Gaza play inspires audience

When up-and-coming director Dariusz Korbiel took on the ambitious project of producing the controversial play ‘My name is Rachel Corrie' nine months ago, he set out to provoke people and make them think.

It is just coincidence that by opening night, everyone's mind was already on Gaza, which had recently been in the news on a daily basis.

This might be why the play, which has been met with protests by far-right zionist groups in other cities in the past, attracted little to no resistance this time around. What it did attract was many people outraged by Israels recent actions in Gaza, hoping to learn more about Gaza's reality in a way that statistics and pictures can't provide.

Art, especially live theatre, has a way of humanizing the stories we read about, and immerses us in the reality of the story as we see it unfold. Theatre can open our hearts and minds and this production was very successful at doing this.

Brilliantly strewn together from Rachel's emails and journal entries, this play which started off somewhat comical, with Rachel waking up in Olympia as an energetic and eccentric young woman, slowly progressed into an intense build-up of emotion as the realities of Rachel's situation in Gaza set in. By the end of this intense one-woman show, Toronto actor Laura Burns who plays Rachel Corrie, had nearly the entire audience in tears.

Although she claims it's the hardest part she's ever played, Laura Burns really got in Rachel's shoes and played this part brilliantly, never slipping up on even one line during her 90 minute monologue. As she delivered every line with conviction, and the most sincere emotion, it was hard to remember that she was not actually Rachel Corrie.

I, like many other members of the audience, was so pulled into the drama unfolding in front of me that I lost myself in the act.
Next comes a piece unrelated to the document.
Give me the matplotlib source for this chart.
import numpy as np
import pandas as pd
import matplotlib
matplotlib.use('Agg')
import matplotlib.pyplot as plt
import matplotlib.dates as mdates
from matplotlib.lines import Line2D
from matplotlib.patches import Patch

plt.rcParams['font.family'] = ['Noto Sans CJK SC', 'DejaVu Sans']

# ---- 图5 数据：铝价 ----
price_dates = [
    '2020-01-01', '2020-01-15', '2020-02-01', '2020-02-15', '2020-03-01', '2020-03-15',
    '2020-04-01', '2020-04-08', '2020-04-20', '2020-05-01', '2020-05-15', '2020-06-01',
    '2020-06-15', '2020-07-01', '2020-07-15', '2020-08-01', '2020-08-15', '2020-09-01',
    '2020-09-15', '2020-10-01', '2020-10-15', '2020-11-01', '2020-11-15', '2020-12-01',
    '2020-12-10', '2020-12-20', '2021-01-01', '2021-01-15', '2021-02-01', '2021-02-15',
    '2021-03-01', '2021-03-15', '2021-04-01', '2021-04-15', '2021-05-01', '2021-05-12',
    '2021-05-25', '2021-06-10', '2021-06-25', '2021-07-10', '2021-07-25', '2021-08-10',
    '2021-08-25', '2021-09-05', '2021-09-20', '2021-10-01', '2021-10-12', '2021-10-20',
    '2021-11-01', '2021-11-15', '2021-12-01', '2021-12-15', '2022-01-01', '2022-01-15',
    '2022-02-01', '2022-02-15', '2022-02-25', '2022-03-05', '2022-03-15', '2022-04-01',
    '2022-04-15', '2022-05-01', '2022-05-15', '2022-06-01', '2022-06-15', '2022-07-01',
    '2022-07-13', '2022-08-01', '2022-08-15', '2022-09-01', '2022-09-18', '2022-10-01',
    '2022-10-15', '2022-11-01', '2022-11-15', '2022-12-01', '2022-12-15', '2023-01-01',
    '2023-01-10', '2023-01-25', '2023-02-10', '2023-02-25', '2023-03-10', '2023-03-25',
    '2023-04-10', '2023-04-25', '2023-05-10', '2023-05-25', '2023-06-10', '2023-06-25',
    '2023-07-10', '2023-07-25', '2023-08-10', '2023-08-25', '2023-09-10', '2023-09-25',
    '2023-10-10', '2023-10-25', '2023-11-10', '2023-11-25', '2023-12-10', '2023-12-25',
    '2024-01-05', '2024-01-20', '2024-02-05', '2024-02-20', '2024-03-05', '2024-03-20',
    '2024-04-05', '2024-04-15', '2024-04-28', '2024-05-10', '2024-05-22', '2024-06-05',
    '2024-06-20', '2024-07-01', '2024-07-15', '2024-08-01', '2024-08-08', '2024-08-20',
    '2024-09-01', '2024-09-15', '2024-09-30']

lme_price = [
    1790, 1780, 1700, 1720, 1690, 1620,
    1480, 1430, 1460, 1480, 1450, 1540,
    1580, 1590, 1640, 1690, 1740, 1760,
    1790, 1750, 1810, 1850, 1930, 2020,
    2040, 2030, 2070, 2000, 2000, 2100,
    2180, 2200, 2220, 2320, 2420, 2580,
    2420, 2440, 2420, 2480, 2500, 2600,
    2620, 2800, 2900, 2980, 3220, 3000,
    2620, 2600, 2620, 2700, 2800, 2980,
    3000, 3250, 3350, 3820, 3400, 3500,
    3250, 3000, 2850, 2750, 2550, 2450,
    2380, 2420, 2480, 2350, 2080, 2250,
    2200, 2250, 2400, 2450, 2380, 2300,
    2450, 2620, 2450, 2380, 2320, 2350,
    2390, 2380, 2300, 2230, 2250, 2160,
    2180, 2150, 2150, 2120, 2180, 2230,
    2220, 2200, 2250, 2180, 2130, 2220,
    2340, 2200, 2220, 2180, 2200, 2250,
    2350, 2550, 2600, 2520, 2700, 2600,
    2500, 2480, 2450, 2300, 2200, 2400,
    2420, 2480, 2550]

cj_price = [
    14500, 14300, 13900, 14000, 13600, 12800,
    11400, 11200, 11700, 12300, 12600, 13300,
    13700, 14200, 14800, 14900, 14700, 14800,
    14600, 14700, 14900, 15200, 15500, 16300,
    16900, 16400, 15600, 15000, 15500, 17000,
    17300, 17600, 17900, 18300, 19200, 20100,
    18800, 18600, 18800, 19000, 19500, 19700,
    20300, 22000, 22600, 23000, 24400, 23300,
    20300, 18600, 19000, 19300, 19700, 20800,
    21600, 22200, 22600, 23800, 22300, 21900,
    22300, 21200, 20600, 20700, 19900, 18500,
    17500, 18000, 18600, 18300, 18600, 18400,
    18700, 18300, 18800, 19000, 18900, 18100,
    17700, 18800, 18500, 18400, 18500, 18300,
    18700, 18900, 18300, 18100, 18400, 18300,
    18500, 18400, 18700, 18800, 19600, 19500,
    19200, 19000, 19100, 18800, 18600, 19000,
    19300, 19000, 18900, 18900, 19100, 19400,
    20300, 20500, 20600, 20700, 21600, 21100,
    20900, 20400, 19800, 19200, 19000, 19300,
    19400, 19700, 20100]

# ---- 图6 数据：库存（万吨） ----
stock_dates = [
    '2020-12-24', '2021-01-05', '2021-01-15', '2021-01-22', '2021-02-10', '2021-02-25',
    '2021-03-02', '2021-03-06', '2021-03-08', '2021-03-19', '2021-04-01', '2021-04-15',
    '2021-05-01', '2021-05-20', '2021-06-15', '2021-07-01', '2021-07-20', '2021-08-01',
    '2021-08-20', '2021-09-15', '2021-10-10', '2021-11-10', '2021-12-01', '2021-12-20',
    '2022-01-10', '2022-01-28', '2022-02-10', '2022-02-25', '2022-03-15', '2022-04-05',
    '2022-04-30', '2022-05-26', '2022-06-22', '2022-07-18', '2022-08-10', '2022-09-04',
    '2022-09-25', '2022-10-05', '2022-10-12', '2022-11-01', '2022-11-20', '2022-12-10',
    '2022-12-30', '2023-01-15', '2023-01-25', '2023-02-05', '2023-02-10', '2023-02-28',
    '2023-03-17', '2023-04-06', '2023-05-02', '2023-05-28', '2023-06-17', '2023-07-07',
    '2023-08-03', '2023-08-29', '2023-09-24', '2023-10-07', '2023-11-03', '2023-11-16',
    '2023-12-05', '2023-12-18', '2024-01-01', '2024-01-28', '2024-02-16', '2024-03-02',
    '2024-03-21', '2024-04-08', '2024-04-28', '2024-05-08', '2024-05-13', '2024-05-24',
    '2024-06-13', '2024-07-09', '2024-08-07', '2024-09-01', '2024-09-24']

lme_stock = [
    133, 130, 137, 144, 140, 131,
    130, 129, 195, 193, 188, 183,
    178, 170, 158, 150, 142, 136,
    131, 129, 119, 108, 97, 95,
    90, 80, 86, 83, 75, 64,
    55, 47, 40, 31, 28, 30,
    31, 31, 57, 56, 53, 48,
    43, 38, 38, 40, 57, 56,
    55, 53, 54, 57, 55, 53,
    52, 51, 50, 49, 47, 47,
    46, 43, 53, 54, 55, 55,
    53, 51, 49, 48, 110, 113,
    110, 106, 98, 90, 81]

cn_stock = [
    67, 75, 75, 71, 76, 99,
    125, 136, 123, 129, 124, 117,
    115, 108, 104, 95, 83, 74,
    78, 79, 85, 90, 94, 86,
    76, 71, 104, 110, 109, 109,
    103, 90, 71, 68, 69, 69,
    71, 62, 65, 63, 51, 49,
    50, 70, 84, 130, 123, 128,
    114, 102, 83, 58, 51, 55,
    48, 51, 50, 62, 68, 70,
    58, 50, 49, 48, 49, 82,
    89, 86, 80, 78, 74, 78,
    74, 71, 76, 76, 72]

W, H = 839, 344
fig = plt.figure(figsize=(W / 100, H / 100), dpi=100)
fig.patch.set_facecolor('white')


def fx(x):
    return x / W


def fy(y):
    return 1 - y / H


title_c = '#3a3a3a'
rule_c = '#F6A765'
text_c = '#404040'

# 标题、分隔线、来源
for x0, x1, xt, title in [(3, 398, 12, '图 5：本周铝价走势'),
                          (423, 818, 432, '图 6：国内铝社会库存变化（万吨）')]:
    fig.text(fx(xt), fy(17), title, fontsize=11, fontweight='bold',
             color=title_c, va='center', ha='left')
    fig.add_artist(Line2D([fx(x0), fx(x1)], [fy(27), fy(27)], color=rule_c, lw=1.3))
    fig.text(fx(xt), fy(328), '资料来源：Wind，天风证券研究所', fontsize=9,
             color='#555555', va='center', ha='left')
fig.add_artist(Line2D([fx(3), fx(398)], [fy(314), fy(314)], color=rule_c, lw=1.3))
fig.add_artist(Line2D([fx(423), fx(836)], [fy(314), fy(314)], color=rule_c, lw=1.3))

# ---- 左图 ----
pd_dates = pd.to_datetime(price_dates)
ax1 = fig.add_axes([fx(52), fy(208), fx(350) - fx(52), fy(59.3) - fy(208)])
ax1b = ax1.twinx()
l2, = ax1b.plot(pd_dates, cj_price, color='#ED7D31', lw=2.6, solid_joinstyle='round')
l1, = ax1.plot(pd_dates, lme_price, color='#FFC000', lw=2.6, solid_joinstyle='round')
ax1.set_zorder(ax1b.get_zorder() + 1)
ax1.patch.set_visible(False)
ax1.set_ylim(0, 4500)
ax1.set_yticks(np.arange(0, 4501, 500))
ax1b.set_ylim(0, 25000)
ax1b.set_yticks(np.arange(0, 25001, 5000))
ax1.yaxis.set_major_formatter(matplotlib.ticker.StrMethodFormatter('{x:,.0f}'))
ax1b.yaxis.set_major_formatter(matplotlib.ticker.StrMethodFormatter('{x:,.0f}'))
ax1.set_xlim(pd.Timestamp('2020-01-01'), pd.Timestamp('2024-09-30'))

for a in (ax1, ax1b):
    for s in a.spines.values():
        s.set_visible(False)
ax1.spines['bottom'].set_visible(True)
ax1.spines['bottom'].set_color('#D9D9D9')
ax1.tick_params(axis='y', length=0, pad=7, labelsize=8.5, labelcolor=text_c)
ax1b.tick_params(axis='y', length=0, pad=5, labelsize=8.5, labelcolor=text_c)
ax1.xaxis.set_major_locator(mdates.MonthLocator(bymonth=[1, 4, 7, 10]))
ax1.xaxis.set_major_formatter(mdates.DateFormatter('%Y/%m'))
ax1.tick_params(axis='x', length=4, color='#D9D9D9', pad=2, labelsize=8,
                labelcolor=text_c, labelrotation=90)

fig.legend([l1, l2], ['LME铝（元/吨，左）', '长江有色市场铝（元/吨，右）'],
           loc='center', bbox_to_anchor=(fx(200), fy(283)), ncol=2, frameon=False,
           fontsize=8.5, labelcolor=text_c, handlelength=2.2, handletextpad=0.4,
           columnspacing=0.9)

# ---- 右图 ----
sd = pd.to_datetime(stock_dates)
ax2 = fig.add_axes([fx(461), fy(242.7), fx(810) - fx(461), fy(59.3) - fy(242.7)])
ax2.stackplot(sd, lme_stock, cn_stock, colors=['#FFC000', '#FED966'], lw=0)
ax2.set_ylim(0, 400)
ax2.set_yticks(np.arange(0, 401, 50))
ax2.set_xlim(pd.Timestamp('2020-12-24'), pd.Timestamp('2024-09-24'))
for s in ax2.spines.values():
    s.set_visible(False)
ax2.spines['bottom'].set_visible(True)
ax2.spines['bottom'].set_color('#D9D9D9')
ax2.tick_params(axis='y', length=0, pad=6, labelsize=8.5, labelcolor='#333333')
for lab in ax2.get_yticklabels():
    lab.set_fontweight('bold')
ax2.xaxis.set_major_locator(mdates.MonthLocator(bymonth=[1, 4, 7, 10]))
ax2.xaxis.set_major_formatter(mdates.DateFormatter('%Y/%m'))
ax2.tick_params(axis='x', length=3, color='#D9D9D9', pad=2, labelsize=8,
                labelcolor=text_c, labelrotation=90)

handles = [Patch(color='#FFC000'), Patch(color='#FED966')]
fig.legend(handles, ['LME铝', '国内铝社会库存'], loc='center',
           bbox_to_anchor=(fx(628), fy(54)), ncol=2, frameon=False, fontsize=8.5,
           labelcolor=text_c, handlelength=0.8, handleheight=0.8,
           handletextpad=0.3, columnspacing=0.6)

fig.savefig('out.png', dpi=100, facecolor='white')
This play was by far the most compelling, emotionally-charged, and inspiring I've ever seen. The entire audience not only applauded, but cried, hugged each other, and spoke to each other about plans for helping Palestinian people, including travelling there to do some of the same solidarity work Rachel Corrie died doing.

If all Dariusz set out to do was make people think, he has outdone himself. Because people were not just provoked to think, they were inspired to act.